#### Data to use

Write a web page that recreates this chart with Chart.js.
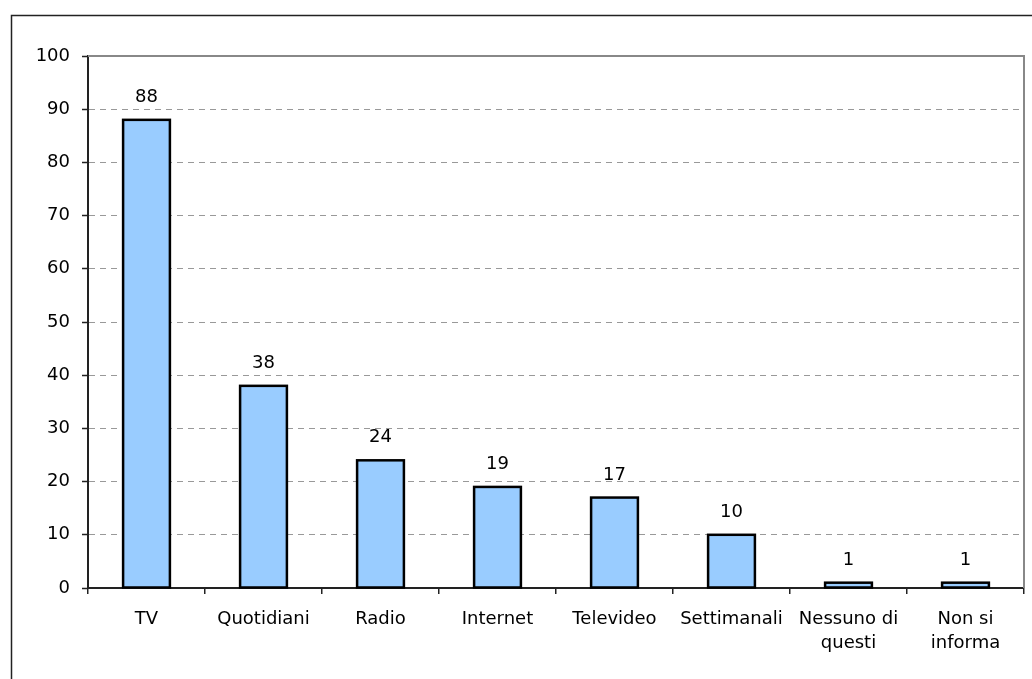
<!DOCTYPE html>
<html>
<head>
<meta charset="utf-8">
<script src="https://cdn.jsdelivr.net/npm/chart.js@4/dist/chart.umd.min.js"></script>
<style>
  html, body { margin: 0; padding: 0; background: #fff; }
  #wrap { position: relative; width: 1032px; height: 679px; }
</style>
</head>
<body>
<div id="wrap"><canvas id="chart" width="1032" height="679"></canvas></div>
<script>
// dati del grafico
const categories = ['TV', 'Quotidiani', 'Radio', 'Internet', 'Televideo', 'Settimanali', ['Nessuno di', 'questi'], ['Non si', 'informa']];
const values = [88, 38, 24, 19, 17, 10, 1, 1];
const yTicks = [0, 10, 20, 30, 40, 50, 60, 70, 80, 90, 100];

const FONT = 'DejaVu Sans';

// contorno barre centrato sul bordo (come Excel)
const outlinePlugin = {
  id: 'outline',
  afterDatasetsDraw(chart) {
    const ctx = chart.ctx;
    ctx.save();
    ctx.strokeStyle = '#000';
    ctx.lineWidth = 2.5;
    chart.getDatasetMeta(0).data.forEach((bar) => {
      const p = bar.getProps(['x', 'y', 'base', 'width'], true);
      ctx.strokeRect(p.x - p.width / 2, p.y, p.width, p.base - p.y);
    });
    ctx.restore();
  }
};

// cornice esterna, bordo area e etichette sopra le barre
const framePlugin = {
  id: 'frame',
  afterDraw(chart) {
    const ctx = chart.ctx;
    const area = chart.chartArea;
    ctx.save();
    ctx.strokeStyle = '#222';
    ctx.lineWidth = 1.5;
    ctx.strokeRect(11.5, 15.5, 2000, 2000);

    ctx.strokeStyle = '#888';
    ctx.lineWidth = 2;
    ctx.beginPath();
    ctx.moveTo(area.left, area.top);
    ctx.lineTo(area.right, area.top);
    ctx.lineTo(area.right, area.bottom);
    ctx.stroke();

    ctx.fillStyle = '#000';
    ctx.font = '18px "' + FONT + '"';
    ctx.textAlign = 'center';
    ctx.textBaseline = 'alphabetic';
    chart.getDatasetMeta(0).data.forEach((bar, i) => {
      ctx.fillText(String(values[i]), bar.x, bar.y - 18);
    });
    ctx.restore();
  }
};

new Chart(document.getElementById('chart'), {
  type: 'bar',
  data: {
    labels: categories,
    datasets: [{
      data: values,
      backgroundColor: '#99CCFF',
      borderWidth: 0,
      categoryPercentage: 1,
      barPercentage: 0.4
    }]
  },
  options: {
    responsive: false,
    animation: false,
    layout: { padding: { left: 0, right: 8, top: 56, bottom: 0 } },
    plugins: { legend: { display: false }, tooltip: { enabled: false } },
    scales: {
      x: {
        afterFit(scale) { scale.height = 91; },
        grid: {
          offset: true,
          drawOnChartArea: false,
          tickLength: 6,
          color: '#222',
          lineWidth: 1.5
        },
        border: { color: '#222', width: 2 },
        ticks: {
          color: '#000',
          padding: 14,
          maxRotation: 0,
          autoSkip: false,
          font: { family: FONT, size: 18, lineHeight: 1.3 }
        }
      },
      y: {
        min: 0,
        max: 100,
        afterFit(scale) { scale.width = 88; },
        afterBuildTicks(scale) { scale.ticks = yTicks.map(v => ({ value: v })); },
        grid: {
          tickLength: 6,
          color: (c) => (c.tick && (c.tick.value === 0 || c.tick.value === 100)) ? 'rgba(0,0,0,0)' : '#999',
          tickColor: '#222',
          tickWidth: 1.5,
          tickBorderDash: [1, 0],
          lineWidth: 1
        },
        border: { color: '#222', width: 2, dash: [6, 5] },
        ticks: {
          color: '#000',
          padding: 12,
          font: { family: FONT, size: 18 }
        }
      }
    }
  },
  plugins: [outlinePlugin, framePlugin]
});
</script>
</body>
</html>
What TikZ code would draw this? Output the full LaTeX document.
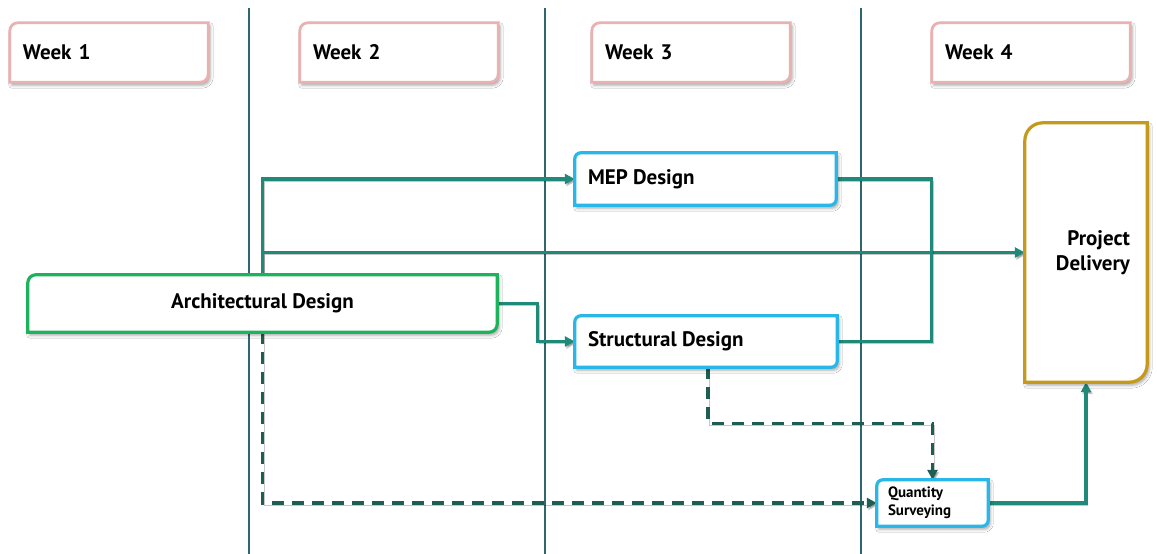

########

__What you should do__
Write out exactly the opening lines of the data, stopping after the line that holds "80, 90, 100];". Exclude pictures.

__Task result__
Write a web page that recreates this chart with Chart.js.
<!DOCTYPE html>
<html>
<head>
<meta charset="utf-8">
<script src="https://cdn.jsdelivr.net/npm/chart.js@4/dist/chart.umd.min.js"></script>
<style>
  html, body { margin: 0; padding: 0; background: #fff; }
  #wrap { position: relative; width: 1032px; height: 679px; }
</style>
</head>
<body>
<div id="wrap"><canvas id="chart" width="1032" height="679"></canvas></div>
<script>
// dati del grafico
const categories = ['TV', 'Quotidiani', 'Radio', 'Internet', 'Televideo', 'Settimanali', ['Nessuno di', 'questi'], ['Non si', 'informa']];
const values = [88, 38, 24, 19, 17, 10, 1, 1];
const yTicks = [0, 10, 20, 30, 40, 50, 60, 70, 80, 90, 100];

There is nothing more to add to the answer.